-- INPUT MATERIAL start --
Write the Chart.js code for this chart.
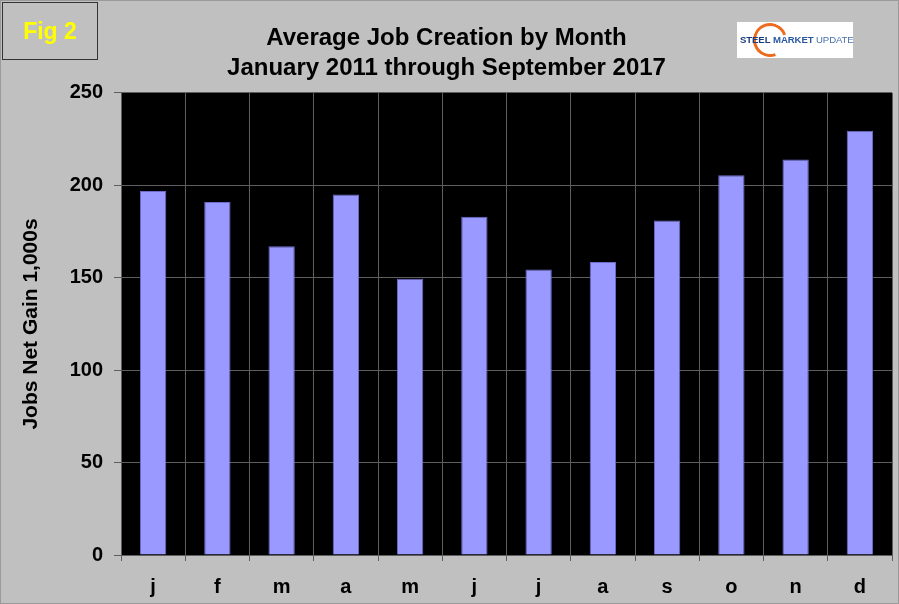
<!DOCTYPE html>
<html>
<head>
<meta charset="utf-8">
<script src="https://cdn.jsdelivr.net/npm/chart.js@4.4.0/dist/chart.umd.min.js"></script>
<style>
  body { margin: 0; background: #c0c0c0; }
  .frame { position: relative; width: 899px; height: 604px; background: #c0c0c0; box-sizing: border-box; border: 1px solid #9a9a9a; overflow: hidden; }
  .fig { position: absolute; left: 1px; top: 1px; width: 96px; height: 58px; border: 1.5px solid #333; box-sizing: border-box;
         font: bold 23px 'Liberation Sans', Arial, sans-serif; color: #ffff00; text-align: center; line-height: 56px; }
  .logo { position: absolute; left: 736px; top: 21px; width: 116px; height: 36px; background: #fff; font-family: 'Liberation Sans', Arial, sans-serif; }
  .logo .arc { position: absolute; left: 16px; top: 1px; width: 34px; height: 34px; border-radius: 50%;
               border: 3px solid #ee6a1c; border-right-color: transparent; box-sizing: border-box; transform: rotate(25deg); }
  .logo .txt { position: absolute; left: 3px; top: 12px; font-size: 9.6px; white-space: nowrap; letter-spacing: -0.1px; }
  .logo .s { font-weight: bold; color: #1b3f7e; }
  .logo .m { font-weight: bold; color: #2a58a0; }
  .logo .u { color: #4a70b0; }
  #chartWrap { position: absolute; left: 0; top: 0; width: 899px; height: 604px; }
</style>
</head>
<body>
<div class="frame">
  <div id="chartWrap"><canvas id="jobsChart"></canvas></div>
  <div class="fig">Fig 2</div>
  <div class="logo"><div class="arc"></div><div class="txt"><span class="s">STEEL</span> <span class="m">MARKET</span> <span class="u">UPDATE</span></div></div>
</div>
<script>
// --- data ---
const months = ['j', 'f', 'm', 'a', 'm', 'j', 'j', 'a', 's', 'o', 'n', 'd'];
const avgJobs = [197, 191, 167, 195, 149.5, 183, 154.5, 158.5, 181, 205.5, 214, 229.5];
const yTicks = [0, 50, 100, 150, 200, 250];

const labelFont = { family: "'Liberation Sans', Arial, sans-serif", size: 20, weight: 'bold' };

// paints the plot area black before the grid goes on
const plotBackground = {
    id: 'plotBackground',
    beforeDraw(chart) {
        const { ctx, chartArea } = chart;
        ctx.save();
        ctx.fillStyle = '#000000';
        ctx.fillRect(chartArea.left, chartArea.top, chartArea.right - chartArea.left, chartArea.bottom - chartArea.top);
        ctx.restore();
    }
};

document.addEventListener('DOMContentLoaded', function () {
    const ctx = document.getElementById('jobsChart').getContext('2d');

    new Chart(ctx, {
        type: 'bar',
        data: {
            labels: months,
            datasets: [{
                label: 'Average job creation',
                data: avgJobs,
                backgroundColor: '#9999ff',
                borderColor: '#6c6cc8',
                borderWidth: 1,
                categoryPercentage: 1,
                barPercentage: 0.41
            }]
        },
        options: {
            responsive: true,
            maintainAspectRatio: false,
            animation: false,
            layout: { padding: { left: 0, right: 8, top: 0, bottom: 0 } },
            scales: {
                x: {
                    grid: { color: '#5e5e5e', lineWidth: 1, tickLength: 6, offset: true },
                    border: { color: '#5e5e5e' },
                    ticks: { font: labelFont, color: '#000', padding: 14 },
                    afterFit: function (scale) { scale.height = 50; }
                },
                y: {
                    min: 0,
                    max: 250,
                    afterBuildTicks: function (scale) { scale.ticks = yTicks.map(v => ({ value: v })); },
                    grid: { color: '#5e5e5e', lineWidth: 1, tickLength: 7 },
                    border: { color: '#5e5e5e' },
                    ticks: { font: labelFont, color: '#000', padding: 11 },
                    title: {
                        display: true,
                        text: 'Jobs Net Gain 1,000s',
                        font: { family: "'Liberation Sans', Arial, sans-serif", size: 21, weight: 'bold' },
                        color: '#000',
                        padding: { top: 18, bottom: 0 }
                    },
                    afterFit: function (scale) { scale.width = 120; }
                }
            },
            plugins: {
                legend: { display: false },
                tooltip: { enabled: false },
                title: {
                    display: true,
                    text: ['Average Job Creation by Month', 'January 2011 through September 2017'],
                    font: { family: "'Liberation Sans', Arial, sans-serif", size: 24, weight: 'bold', lineHeight: 1.27 },
                    color: '#000',
                    padding: { top: 22, bottom: 9 }
                }
            }
        },
        plugins: [plotBackground]
    });
});
</script>
</body>
</html>
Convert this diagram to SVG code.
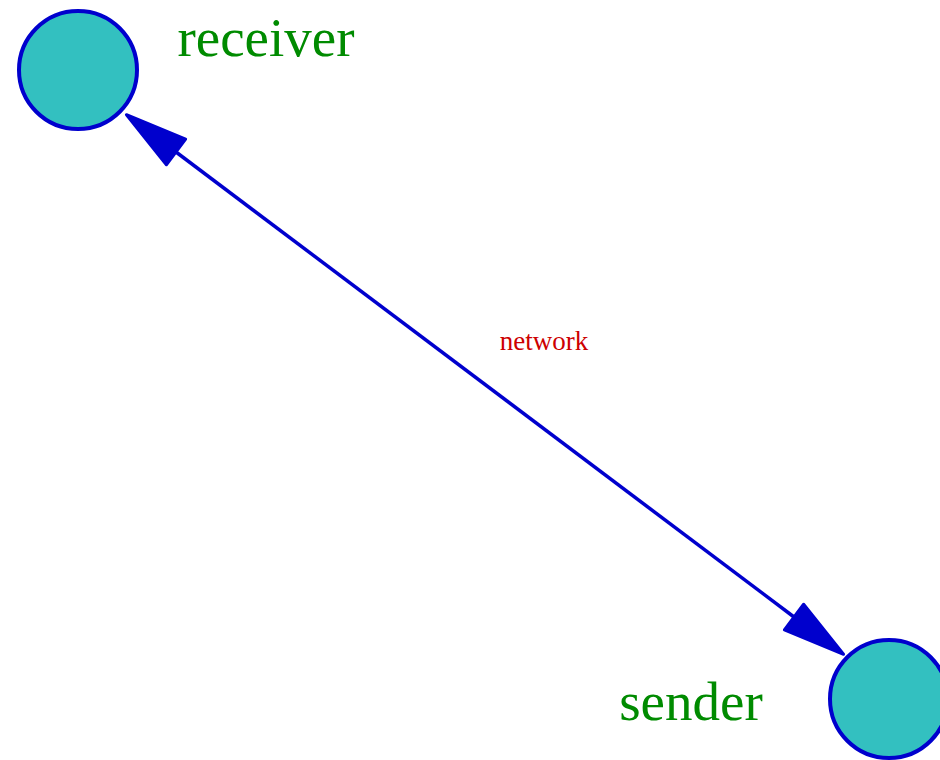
<svg xmlns="http://www.w3.org/2000/svg" width="940" height="760" viewBox="0 0 940 760">
  <style>
    .node circle { fill: #33c0c0; stroke: #0000cd; stroke-width: 4; }
    .label { font-family: "Liberation Serif", "Times New Roman", serif; fill: #008b00; font-size: 55px; text-anchor: middle; }
    .edge { fill: none; stroke: #0000cd; stroke-width: 3.5; }
    .edge-label { font-family: "Liberation Serif", "Times New Roman", serif; fill: #cd0000; font-size: 27px; text-anchor: middle; }
  </style>
  <defs>
    <marker id="arrow" markerUnits="userSpaceOnUse" viewBox="-4 -24 76 48" markerWidth="76" markerHeight="48" refX="0" refY="0" orient="auto-start-reverse">
      <path d="M0,-16 L62,0 L0,16 Z" fill="#0000cd" stroke="#0000cd" stroke-width="3" stroke-linejoin="round"/>
    </marker>
  </defs>
  <rect width="940" height="760" fill="#ffffff"/>

  <!-- connectors -->
  <g id="edges">
    <path class="edge" d="M176,152 L794,617" marker-start="url(#arrow)" marker-end="url(#arrow)"/>
    <text class="edge-label" x="544" y="350">network</text>
  </g>

  <!-- nodes -->
  <g id="receiver" class="node">
    <circle cx="78" cy="70" r="59"/>
    <text class="label" x="266" y="56">receiver</text>
  </g>
  <g id="sender" class="node">
    <circle cx="889" cy="699" r="59"/>
    <text class="label" x="691" y="720">sender</text>
  </g>
</svg>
-- INPUT MATERIAL end --
Pictures appear in the records above. Output everything except them, exactly.

Write the Chart.js code for this chart.
<!DOCTYPE html>
<html>
<head>
<meta charset="utf-8">
<script src="https://cdn.jsdelivr.net/npm/chart.js@4.4.0/dist/chart.umd.min.js"></script>
<style>
  body { margin: 0; background: #c0c0c0; }
  .frame { position: relative; width: 899px; height: 604px; background: #c0c0c0; box-sizing: border-box; border: 1px solid #9a9a9a; overflow: hidden; }
  .fig { position: absolute; left: 1px; top: 1px; width: 96px; height: 58px; border: 1.5px solid #333; box-sizing: border-box;
         font: bold 23px 'Liberation Sans', Arial, sans-serif; color: #ffff00; text-align: center; line-height: 56px; }
  .logo { position: absolute; left: 736px; top: 21px; width: 116px; height: 36px; background: #fff; font-family: 'Liberation Sans', Arial, sans-serif; }
  .logo .arc { position: absolute; left: 16px; top: 1px; width: 34px; height: 34px; border-radius: 50%;
               border: 3px solid #ee6a1c; border-right-color: transparent; box-sizing: border-box; transform: rotate(25deg); }
  .logo .txt { position: absolute; left: 3px; top: 12px; font-size: 9.6px; white-space: nowrap; letter-spacing: -0.1px; }
  .logo .s { font-weight: bold; color: #1b3f7e; }
  .logo .m { font-weight: bold; color: #2a58a0; }
  .logo .u { color: #4a70b0; }
  #chartWrap { position: absolute; left: 0; top: 0; width: 899px; height: 604px; }
</style>
</head>
<body>
<div class="frame">
  <div id="chartWrap"><canvas id="jobsChart"></canvas></div>
  <div class="fig">Fig 2</div>
  <div class="logo"><div class="arc"></div><div class="txt"><span class="s">STEEL</span> <span class="m">MARKET</span> <span class="u">UPDATE</span></div></div>
</div>
<script>
// --- data ---
const months = ['j', 'f', 'm', 'a', 'm', 'j', 'j', 'a', 's', 'o', 'n', 'd'];
const avgJobs = [197, 191, 167, 195, 149.5, 183, 154.5, 158.5, 181, 205.5, 214, 229.5];
const yTicks = [0, 50, 100, 150, 200, 250];

const labelFont = { family: "'Liberation Sans', Arial, sans-serif", size: 20, weight: 'bold' };

// paints the plot area black before the grid goes on
const plotBackground = {
    id: 'plotBackground',
    beforeDraw(chart) {
        const { ctx, chartArea } = chart;
        ctx.save();
        ctx.fillStyle = '#000000';
        ctx.fillRect(chartArea.left, chartArea.top, chartArea.right - chartArea.left, chartArea.bottom - chartArea.top);
        ctx.restore();
    }
};

document.addEventListener('DOMContentLoaded', function () {
    const ctx = document.getElementById('jobsChart').getContext('2d');

    new Chart(ctx, {
        type: 'bar',
        data: {
            labels: months,
            datasets: [{
                label: 'Average job creation',
                data: avgJobs,
                backgroundColor: '#9999ff',
                borderColor: '#6c6cc8',
                borderWidth: 1,
                categoryPercentage: 1,
                barPercentage: 0.41
            }]
        },
        options: {
            responsive: true,
            maintainAspectRatio: false,
            animation: false,
            layout: { padding: { left: 0, right: 8, top: 0, bottom: 0 } },
            scales: {
                x: {
                    grid: { color: '#5e5e5e', lineWidth: 1, tickLength: 6, offset: true },
                    border: { color: '#5e5e5e' },
                    ticks: { font: labelFont, color: '#000', padding: 14 },
                    afterFit: function (scale) { scale.height = 50; }
                },
                y: {
                    min: 0,
                    max: 250,
                    afterBuildTicks: function (scale) { scale.ticks = yTicks.map(v => ({ value: v })); },
                    grid: { color: '#5e5e5e', lineWidth: 1, tickLength: 7 },
                    border: { color: '#5e5e5e' },
                    ticks: { font: labelFont, color: '#000', padding: 11 },
                    title: {
                        display: true,
                        text: 'Jobs Net Gain 1,000s',
                        font: { family: "'Liberation Sans', Arial, sans-serif", size: 21, weight: 'bold' },
                        color: '#000',
                        padding: { top: 18, bottom: 0 }
                    },
                    afterFit: function (scale) { scale.width = 120; }
                }
            },
            plugins: {
                legend: { display: false },
                tooltip: { enabled: false },
                title: {
                    display: true,
                    text: ['Average Job Creation by Month', 'January 2011 through September 2017'],
                    font: { family: "'Liberation Sans', Arial, sans-serif", size: 24, weight: 'bold', lineHeight: 1.27 },
                    color: '#000',
                    padding: { top: 22, bottom: 9 }
                }
            }
        },
        plugins: [plotBackground]
    });
});
</script>
</body>
</html>
Convert this diagram to SVG code.
<svg xmlns="http://www.w3.org/2000/svg" width="940" height="760" viewBox="0 0 940 760">
  <style>
    .node circle { fill: #33c0c0; stroke: #0000cd; stroke-width: 4; }
    .label { font-family: "Liberation Serif", "Times New Roman", serif; fill: #008b00; font-size: 55px; text-anchor: middle; }
    .edge { fill: none; stroke: #0000cd; stroke-width: 3.5; }
    .edge-label { font-family: "Liberation Serif", "Times New Roman", serif; fill: #cd0000; font-size: 27px; text-anchor: middle; }
  </style>
  <defs>
    <marker id="arrow" markerUnits="userSpaceOnUse" viewBox="-4 -24 76 48" markerWidth="76" markerHeight="48" refX="0" refY="0" orient="auto-start-reverse">
      <path d="M0,-16 L62,0 L0,16 Z" fill="#0000cd" stroke="#0000cd" stroke-width="3" stroke-linejoin="round"/>
    </marker>
  </defs>
  <rect width="940" height="760" fill="#ffffff"/>

  <!-- connectors -->
  <g id="edges">
    <path class="edge" d="M176,152 L794,617" marker-start="url(#arrow)" marker-end="url(#arrow)"/>
    <text class="edge-label" x="544" y="350">network</text>
  </g>

  <!-- nodes -->
  <g id="receiver" class="node">
    <circle cx="78" cy="70" r="59"/>
    <text class="label" x="266" y="56">receiver</text>
  </g>
  <g id="sender" class="node">
    <circle cx="889" cy="699" r="59"/>
    <text class="label" x="691" y="720">sender</text>
  </g>
</svg>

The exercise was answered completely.